When six students and the center’s director showcased Legacies scholarship at this year’s Virginia Forum, held in Richmond in April, their number included doctoral student David Armstrong. For the Q&A below, we asked David about his experience as part of a three-person Mason panel on “Inheritance: Slavery & The Cost of ‘Motherhood.’” David based his presentation on his CML digital project, “Not Satisfied with the Provisions Made for Her”: Elizabeth Mary Ann Barnes Hooe, the Mason Family, and the Transfer of Property in Early Virginia, which arose from his participation in the center’s ongoing Mason Family Account Book project.
David is a second-year PhD student and a Graduate Research Assistant for the Center for Mason Legacies. He is the 2024 recipient of the Evelyn Pugh Memorial Graduate Endowed Fellowship and, in 2021, as he completed his Mason master’s degree, received the Josephine Pacheco Award for Best History M.A. Research Paper. While working toward his degree, David also teaches high school history here in Fairfax County, Va.
CML: Your presentation on a savvy 18th-century Mason widow, Elizabeth Mason, who used law and custom to protect her fortune and secure her children’s inheritance after the death of her husband, was warmly received.
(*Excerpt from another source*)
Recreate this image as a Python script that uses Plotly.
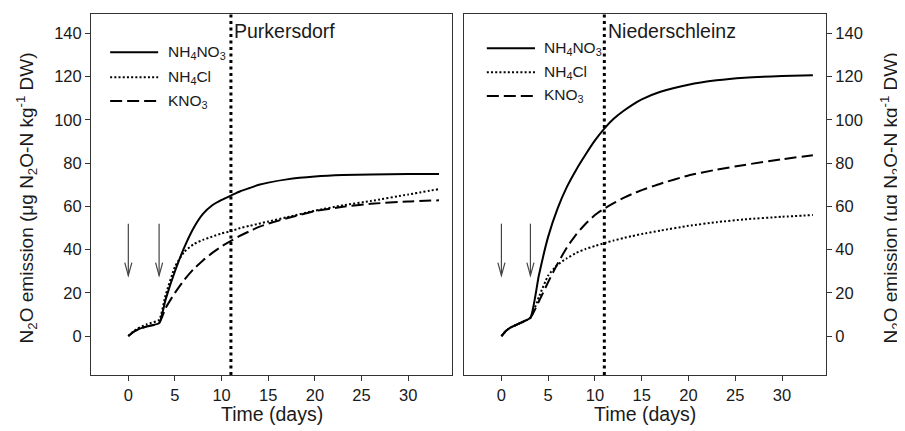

What were the main questions you focused on at the Forum?
David Armstrong: My presentation highlighted Virginia’s dowry and inheritance laws and, more specifically, how they protected or undermined women like Elizabeth. On the methodology side, I also discussed how we look for the best ways to present and share CML’s research with both academic and casual audiences.
CML: Did your Forum conversations spur further questions for you about Elizabeth and the inheritance laws that governed her?
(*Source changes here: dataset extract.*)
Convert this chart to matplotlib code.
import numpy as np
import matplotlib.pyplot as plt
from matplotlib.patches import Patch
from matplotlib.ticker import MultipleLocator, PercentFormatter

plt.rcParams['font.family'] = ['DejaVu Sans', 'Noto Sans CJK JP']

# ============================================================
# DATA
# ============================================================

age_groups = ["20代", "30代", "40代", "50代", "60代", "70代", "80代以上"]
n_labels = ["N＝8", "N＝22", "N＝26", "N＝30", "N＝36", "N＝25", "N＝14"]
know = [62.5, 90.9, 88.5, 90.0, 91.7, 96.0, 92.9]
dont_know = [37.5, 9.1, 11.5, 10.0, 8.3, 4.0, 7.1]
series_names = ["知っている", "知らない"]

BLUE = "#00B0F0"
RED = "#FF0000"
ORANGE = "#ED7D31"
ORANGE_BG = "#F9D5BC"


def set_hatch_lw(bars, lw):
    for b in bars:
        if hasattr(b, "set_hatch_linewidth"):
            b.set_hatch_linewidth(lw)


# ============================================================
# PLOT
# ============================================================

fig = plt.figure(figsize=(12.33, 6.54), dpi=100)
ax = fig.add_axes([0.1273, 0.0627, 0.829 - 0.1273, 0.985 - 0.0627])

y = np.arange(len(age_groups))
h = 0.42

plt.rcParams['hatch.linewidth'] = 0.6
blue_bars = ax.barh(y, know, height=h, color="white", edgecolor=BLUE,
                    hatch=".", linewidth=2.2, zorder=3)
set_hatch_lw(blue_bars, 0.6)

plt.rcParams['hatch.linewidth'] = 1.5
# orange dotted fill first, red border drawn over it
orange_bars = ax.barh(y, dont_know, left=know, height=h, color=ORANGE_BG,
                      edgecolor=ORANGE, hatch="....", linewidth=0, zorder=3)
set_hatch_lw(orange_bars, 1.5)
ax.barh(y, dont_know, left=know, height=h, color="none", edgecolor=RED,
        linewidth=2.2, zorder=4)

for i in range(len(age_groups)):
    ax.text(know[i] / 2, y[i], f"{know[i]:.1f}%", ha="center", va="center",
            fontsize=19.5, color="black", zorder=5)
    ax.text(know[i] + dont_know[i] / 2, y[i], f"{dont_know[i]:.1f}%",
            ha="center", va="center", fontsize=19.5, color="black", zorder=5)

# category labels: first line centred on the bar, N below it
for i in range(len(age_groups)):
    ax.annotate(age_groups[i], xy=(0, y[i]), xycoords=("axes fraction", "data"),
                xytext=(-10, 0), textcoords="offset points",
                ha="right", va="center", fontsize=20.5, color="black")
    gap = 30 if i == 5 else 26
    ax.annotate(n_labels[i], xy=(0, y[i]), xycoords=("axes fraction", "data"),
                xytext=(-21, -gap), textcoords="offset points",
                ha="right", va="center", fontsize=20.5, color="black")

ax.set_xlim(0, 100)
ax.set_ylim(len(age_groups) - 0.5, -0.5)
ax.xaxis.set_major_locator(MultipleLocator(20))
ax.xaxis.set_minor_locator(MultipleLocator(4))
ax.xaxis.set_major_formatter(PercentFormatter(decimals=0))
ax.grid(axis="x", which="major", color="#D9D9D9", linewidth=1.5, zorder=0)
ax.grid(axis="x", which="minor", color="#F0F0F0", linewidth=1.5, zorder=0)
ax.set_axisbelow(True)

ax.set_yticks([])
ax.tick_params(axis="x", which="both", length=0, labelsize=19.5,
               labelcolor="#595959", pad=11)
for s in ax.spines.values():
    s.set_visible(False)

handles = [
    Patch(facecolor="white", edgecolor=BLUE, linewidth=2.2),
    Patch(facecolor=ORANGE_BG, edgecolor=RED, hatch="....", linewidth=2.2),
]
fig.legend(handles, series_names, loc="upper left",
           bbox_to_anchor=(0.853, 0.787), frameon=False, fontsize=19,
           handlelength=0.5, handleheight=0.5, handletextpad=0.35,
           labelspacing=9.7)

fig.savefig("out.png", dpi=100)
David: I recently found that Elizabeth contested the will of her late husband because, it appears, he tried to redirect her enslaved property according to his own purposes. In other words, when he wrote his will, it seems he specified who would inherit specific people enslaved by Elizabeth. Likewise, in his estate account, he listed the enslaved people as if they were his, rather than Elizabeth’s, property. I’m still untangling the details, but the curiosity of the Forum participants – combined with CML’s contributions to the Enslaved.org project (a project I am working for CML) – has piqued my curiosity to dig deeper into these suggestions arising from the account books’ lines.
CML: As a second-year doctoral student, what stood out for you about the experience of being in front of an academic audience at the Forum? How did it compare to your past speaking experiences?
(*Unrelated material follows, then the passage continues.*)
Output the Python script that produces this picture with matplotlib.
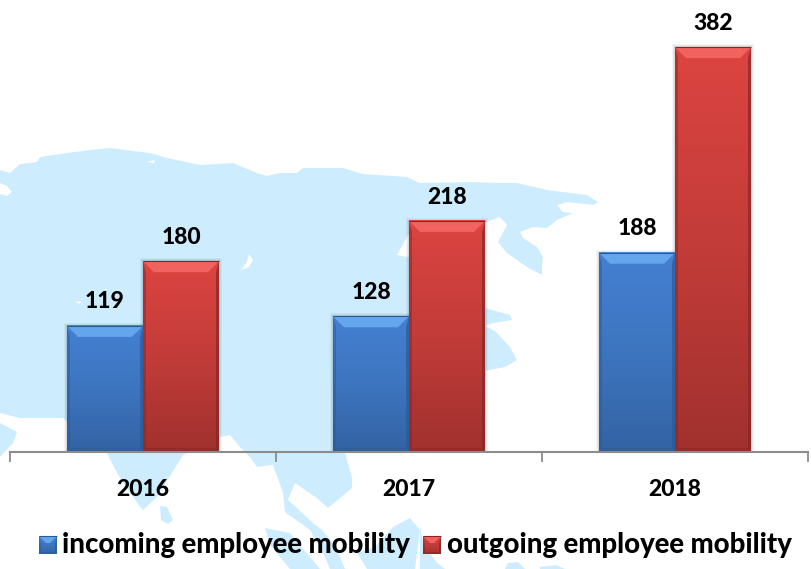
import numpy as np
import matplotlib
matplotlib.use('Agg')
import matplotlib.pyplot as plt
from matplotlib.patches import Polygon
from matplotlib.colors import LinearSegmentedColormap

plt.rcParams['font.family'] = ['Lato', 'DejaVu Sans']

years = ['2016', '2017', '2018']
incoming = [119, 128, 188]
outgoing = [180, 218, 382]
series_names = ['incoming employee mobility', 'outgoing employee mobility']

# upper face, mid face, lower face, bevel top, bevel bottom, side
blue = ['#4480D2', '#3D75BF', '#3363A4', '#64A6EC', '#2F5F9C', '#2C5A96']
red = ['#DC4441', '#C23C39', '#A1312E', '#F2635F', '#932B29', '#842725']

land_color = '#CDEDFF'
main_land = [(0, 170), (10, 173), (20, 164), (37, 162), (40, 157), (67, 153), (90, 150), (110, 148),
             (150, 153), (167, 158), (200, 165), (233, 163), (257, 173), (267, 176), (280, 173),
             (297, 173), (303, 168), (343, 168), (363, 174), (407, 177), (420, 183), (470, 182),
             (497, 183), (517, 183), (547, 190), (587, 195), (598, 202), (593, 205), (567, 202),
             (557, 205), (563, 212), (573, 213), (557, 220), (547, 228), (533, 227), (520, 232),
             (523, 238), (537, 247), (543, 257), (542, 267), (542, 275), (527, 267), (507, 253),
             (498, 242), (507, 225), (500, 217), (487, 222), (445, 228), (408, 235), (397, 255),
             (408, 257), (470, 300), (485, 308), (510, 315), (512, 320), (493, 323), (485, 326),
             (495, 331), (510, 347), (517, 360), (505, 367), (485, 371), (420, 430), (345, 453),
             (352, 478), (352, 488), (328, 508), (317, 498), (295, 483), (288, 500), (313, 523),
             (322, 530), (335, 545), (345, 569), (330, 569), (323, 553), (310, 530), (285, 512),
             (283, 493), (273, 465), (257, 467), (250, 457), (240, 447), (230, 435), (220, 437),
             (183, 455), (157, 497), (143, 510), (140, 507), (117, 473), (107, 453), (63, 418),
             (20, 418), (0, 413)]
arabia = [(0, 423), (17, 432), (13, 443), (0, 457)]
sri_lanka = [(160, 506), (167, 507), (173, 520), (168, 524), (161, 520)]
sumatra = [(265, 528), (290, 533), (310, 557), (320, 569), (290, 569), (270, 545)]
borneo = [(357, 553), (375, 547), (393, 527), (410, 518), (420, 530), (415, 569), (367, 569)]
islands = [(420, 527), (424, 545), (437, 563), (445, 569), (420, 569)]
small_isle_1 = [(508, 563), (518, 562), (525, 569), (505, 569)]
small_isle_2 = [(540, 567), (556, 565), (565, 569), (540, 569)]
lakes = [[(0, 183), (7, 186), (12, 192), (7, 196), (0, 194)],
         [(147, 162), (155, 160), (154, 163)],
         [(241, 270), (247, 262), (249, 254), (253, 260), (249, 267)],
         [(75, 302), (81, 301), (80, 304)]]


def bevel_bar(ax, x0, y0, x1, y1, colors, sx, sy, top=11, side=3, bottom=4):
    # sx, sy: data units per pixel
    top_c, mid_c, bot_c, bev_top, bev_bot, side_c = colors
    cmap = LinearSegmentedColormap.from_list('f', [top_c, mid_c, bot_c])
    ax.imshow(np.linspace(0, 1, 64)[:, None], cmap=cmap, extent=(x0, x1, y0, y1),
              aspect='auto', origin='upper', zorder=3)
    t = top * sy
    tx = top * sx
    s = side * sx
    b = bottom * sy
    ax.add_patch(Polygon([(x0, y0), (x0 + s, y0 + b), (x0 + s, y1 - t), (x0, y1)], color=side_c,
                         alpha=0.5, lw=0, zorder=4))
    ax.add_patch(Polygon([(x1, y0), (x1 - s, y0 + b), (x1 - s, y1 - t), (x1, y1)], color=side_c,
                         alpha=0.7, lw=0, zorder=4))
    ax.add_patch(Polygon([(x0, y0), (x1, y0), (x1 - s, y0 + b), (x0 + s, y0 + b)], color=bev_bot,
                         lw=0, zorder=4))
    ax.add_patch(Polygon([(x0, y1), (x1, y1), (x1 - tx, y1 - t), (x0 + tx, y1 - t)], color=bev_top,
                         lw=0, zorder=4))
    ax.plot([x0, x1], [y1, y1], color=side_c, lw=0.8, zorder=5, solid_capstyle='butt')


fig = plt.figure(figsize=(8.12, 5.69), dpi=100)

# background map, in pixel coordinates
bg = fig.add_axes([0, 0, 1, 1], zorder=0)
bg.set_xlim(0, 812)
bg.set_ylim(569, 0)
bg.axis('off')
for shape in [main_land, arabia, sri_lanka, sumatra, borneo, islands, small_isle_1, small_isle_2]:
    bg.add_patch(Polygon(shape, color=land_color, lw=0))
for shape in lakes:
    bg.add_patch(Polygon(shape, color='white', lw=0))

# bars
ax = fig.add_axes([10 / 812, 117 / 569, 798 / 812, 452 / 569], zorder=1)
ax.patch.set_alpha(0)
ax.set_xlim(0, 3)
ax.set_ylim(0, 426.4)
sx = 3 / 798
sy = 426.4 / 452
width = 76 * sx
for i in range(len(years)):
    for j, (vals, colors) in enumerate([(incoming, blue), (outgoing, red)]):
        left = i + 0.5 - width + j * width
        # soft shadow
        for k, a in [(3, 0.04), (2, 0.05), (1, 0.07)]:
            ax.bar(left - k * sx, vals[i] + k * sy, width + 2 * k * sx, align='edge',
                   color='black', alpha=a, lw=0, zorder=2)
        bevel_bar(ax, left, 0, left + width, vals[i], colors, sx, sy)
        ax.annotate(str(vals[i]), (left + width / 2, vals[i]), xytext=(0, 12.5), textcoords='offset points',
                    ha='center', va='baseline', fontsize=16.5, fontweight='black', color='black', zorder=6)

for s in ['top', 'left', 'right']:
    ax.spines[s].set_visible(False)
ax.spines['bottom'].set_color('#8C8C8C')
ax.spines['bottom'].set_linewidth(1.5)
ax.spines['bottom'].set_zorder(5)
ax.set_yticks([])
ax.set_xticks([0, 1, 2, 3])
ax.set_xticklabels([])
ax.tick_params(axis='x', which='major', length=7, width=1.3, color='#8C8C8C')
ax.set_xticks([0.5, 1.5, 2.5], minor=True)
ax.set_xticklabels(years, minor=True, fontsize=16.5, fontweight='black', color='black')
ax.tick_params(axis='x', which='minor', length=0, pad=19.5)

# legend
legend_x = [(39, 57, 62), (423, 441, 447)]
for (x0, x1, xt), name, colors in zip(legend_x, series_names, [blue, red]):
    bevel_bar(bg, x0, 554, x1, 536, colors, 1, -1, top=7, side=2, bottom=2)
    bg.text(xt, 553, name, fontsize=19.8, fontweight='black', color='black', ha='left', va='baseline')
bg.set_xlim(0, 812)
bg.set_ylim(569, 0)

fig.savefig('out.png', dpi=100)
David: At my very first graduate student conference last year, I found the structure formal and cold – we read our papers, we were kept on a very tight leash for time, and questions seemed highly controlled. That was a night-and-day difference from the Virginia Forum. At the Forum, scholars bantered with the audience during their presentations, verbatim readings of papers and research was discouraged, there was laughter by presenters and the audience. I also found the Q&A time extremely helpful as a scholar and presenter.
I’m a high school teacher, so speaking in front of audiences is not something that makes me nervous. But when it comes to speaking to fellow historians, the Virginia Forum gave me more confidence and has redeemed the conference experience from the so-so first impression I gained last year.
CML: Besides the scholarly give-and-take you’ve described, are there other benefits you took away from your participation at this year’s Virginia Forum?
David: Presenting at the Forum gave me the chance to meet several individuals from the Library of Virginia, who were extremely supportive and asked good questions. It also showed me the tight-knit nature of the community of Virginia scholars. And I met several GMU alums, which opened up opportunities to share experiences and to make contact with people who have progressed in their careers.
Lastly, I was alerted to other leads for my research from fellow CML scholars and from peers at nearby universities, like the University of Mary Washington. While I have interacted before with CML peers, having a dedicated time apart with them made it easier to share information and ideas about the Masons.